COMMUNITY rugby league is set to see competitive games again as soon as May, and Queensbury have spent the last year getting ready.

As well as creating a girls’ set-up to add to their junior sides, plenty of off-field work has been taking place, from a second pitch, to advertising, to making plans for a proper clubhouse.

Club treasurer and junior coach Stuart Rubery said: “We’ve had to start again in a way. In autumn, we’d just set those girls’ teams up and got the juniors back to play two games.

“We were just thinking we were getting back to normal but it soon got stopped. I just hope on the whole that people return to the game, and haven’t found other things to do over the last year.

“Now we’ve been given dates (a return to training on March 29 and competitions from May 8), we can hopefully set out our training programmes from the end of the month.

“Having read up on the guidance, certainly for the first team, it looks as if we’re expected to have four weeks of training, a couple of weeks of friendlies, and then competitive games.

“A new team from Wakefield, Westgate Common, have already been in touch and asked to arrange a friendly with us, so they can judge where they’re at before entering the Yorkshire Men’s League.

“Our firsts have been a Premier Division team for a number of years, so it should be a good gauge for them.”

But on a less positive note, Rubery admitted: “People are looking at June as when all restrictions are lifted on life, but I can’t see it, I think some things will still be in place.

“Nottingham Outlaws are in our division, but can you go that far for a game?

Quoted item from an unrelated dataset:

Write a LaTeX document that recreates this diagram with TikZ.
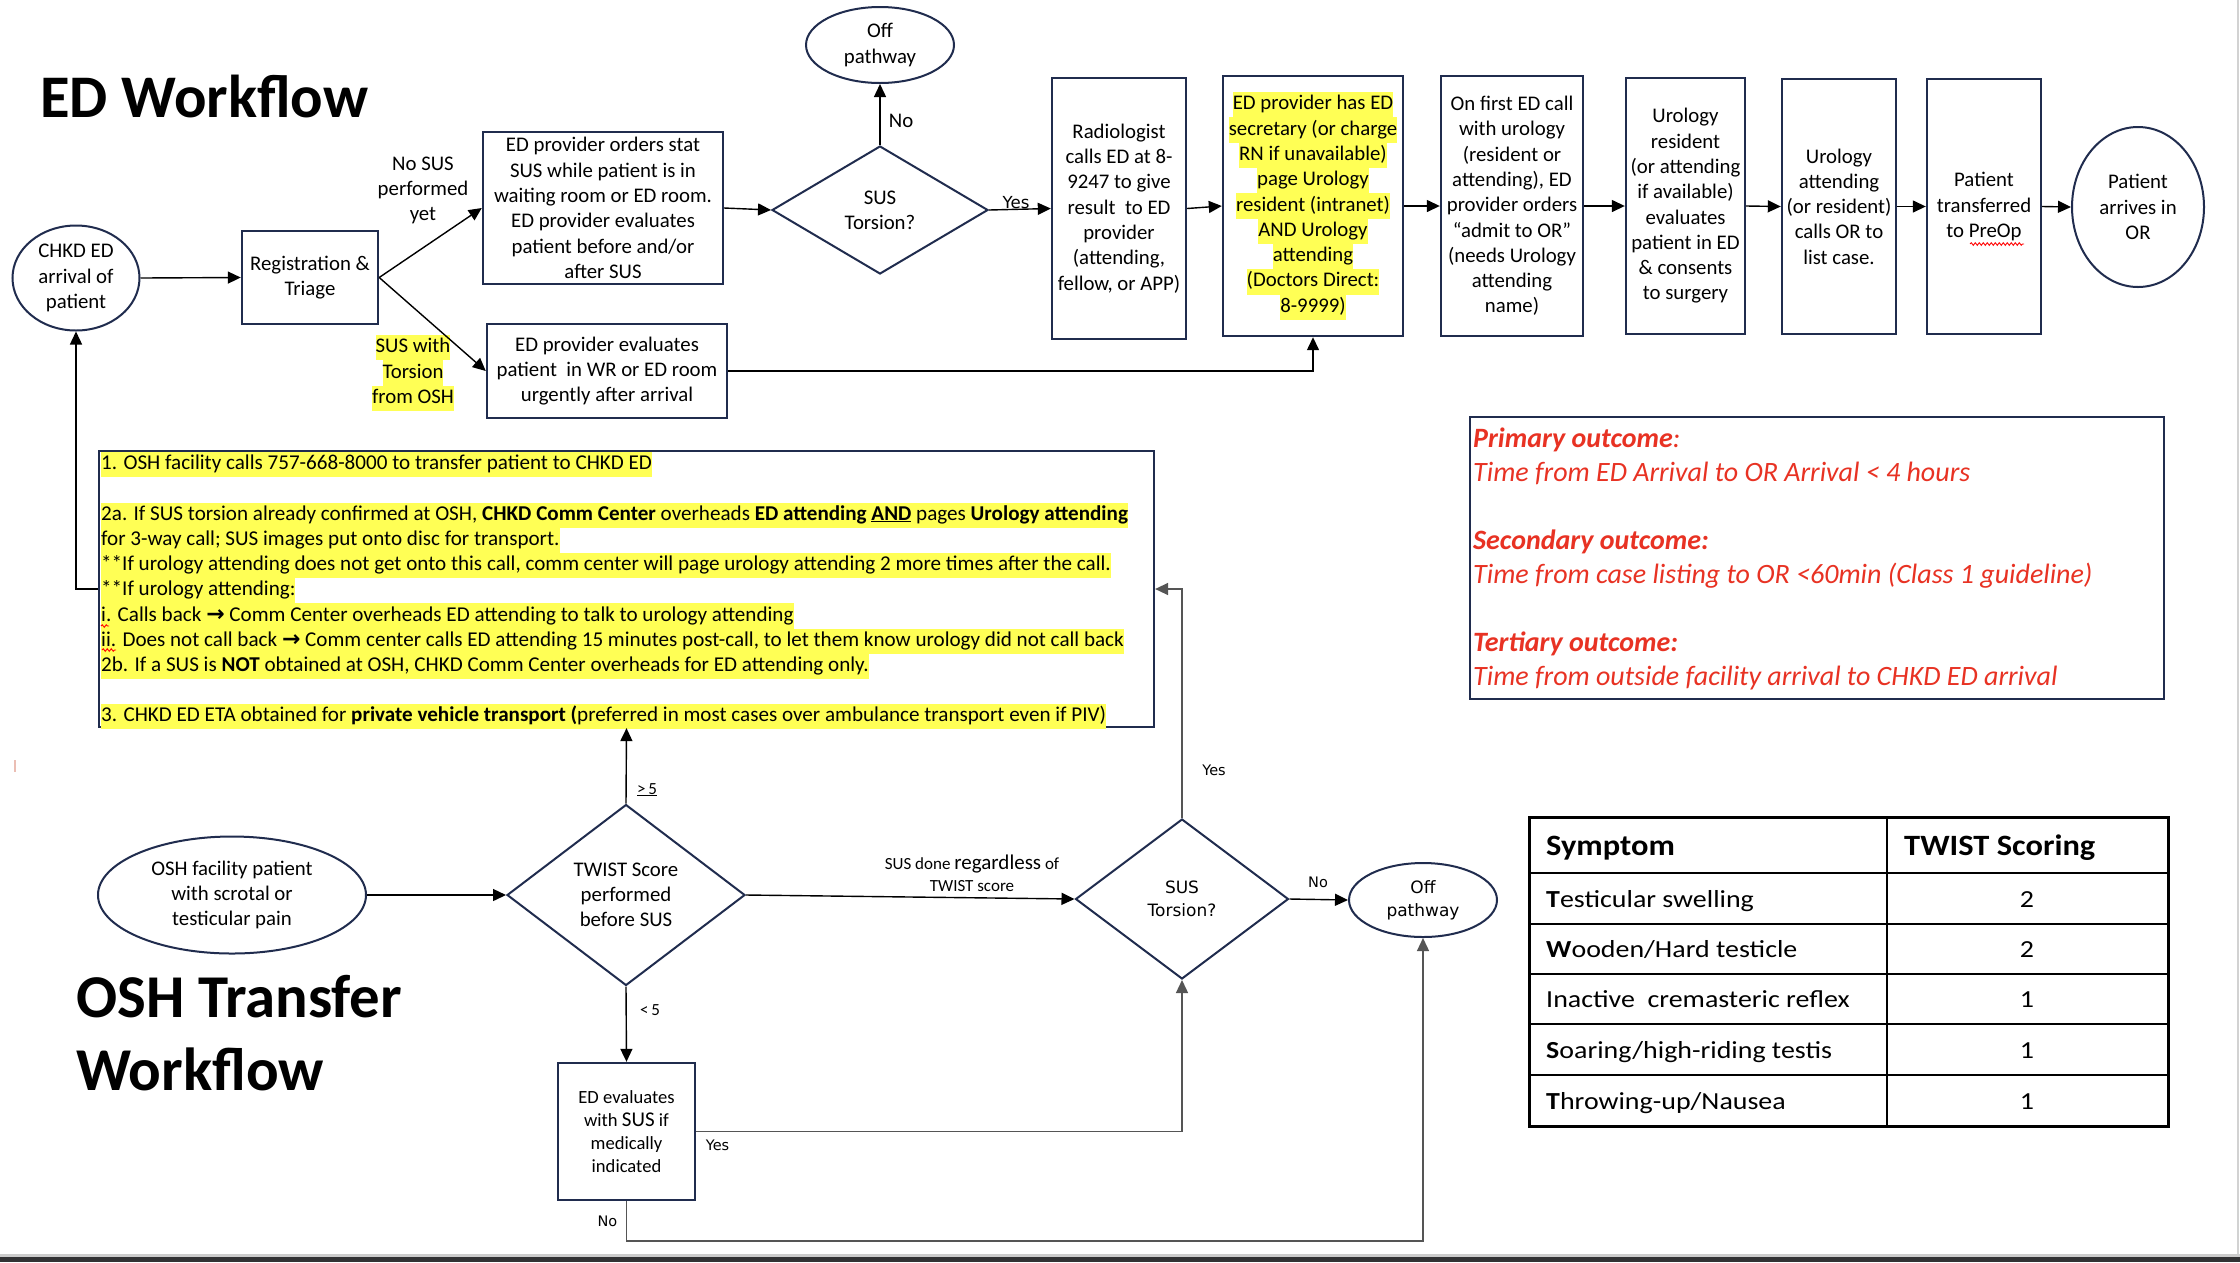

I just wonder how the YML will want the leagues to look.

“Would it be worth keeping the teams from Bradford, Leeds and Halifax in a league, and for example, teams from Hull in another?

“We’re still waiting for guidance from the YML and Yorkshire Juniors on how things are going to shape up for all our sides.”

Whatever the season looks like, Queensbury are in better shape now than this time a year ago.

Rubery explained: “We’ve put a rail round the main field to mark off the pitch, and we’ve got advertising board space around it now, which is a different stream of revenue for us.

“There is a second field at the club, and we’ve cut all the grass down, exposed the boundary of it and erected fencing.

“We’ve got some gaps in our junior age groups at the moment, but they will be full in a couple of years and they need somewhere to play.

“We’ve also got two new dugouts, one of which is done, and the other will be getting finished this weekend.

“We had to find something to do to fill our time in lockdown after all.

“The other big thing is the clubhouse. The building we have has been derelict for a while, but with a bit of luck, we can get that finished this year, with the help of that Rugby League World Cup funding that’s out there.”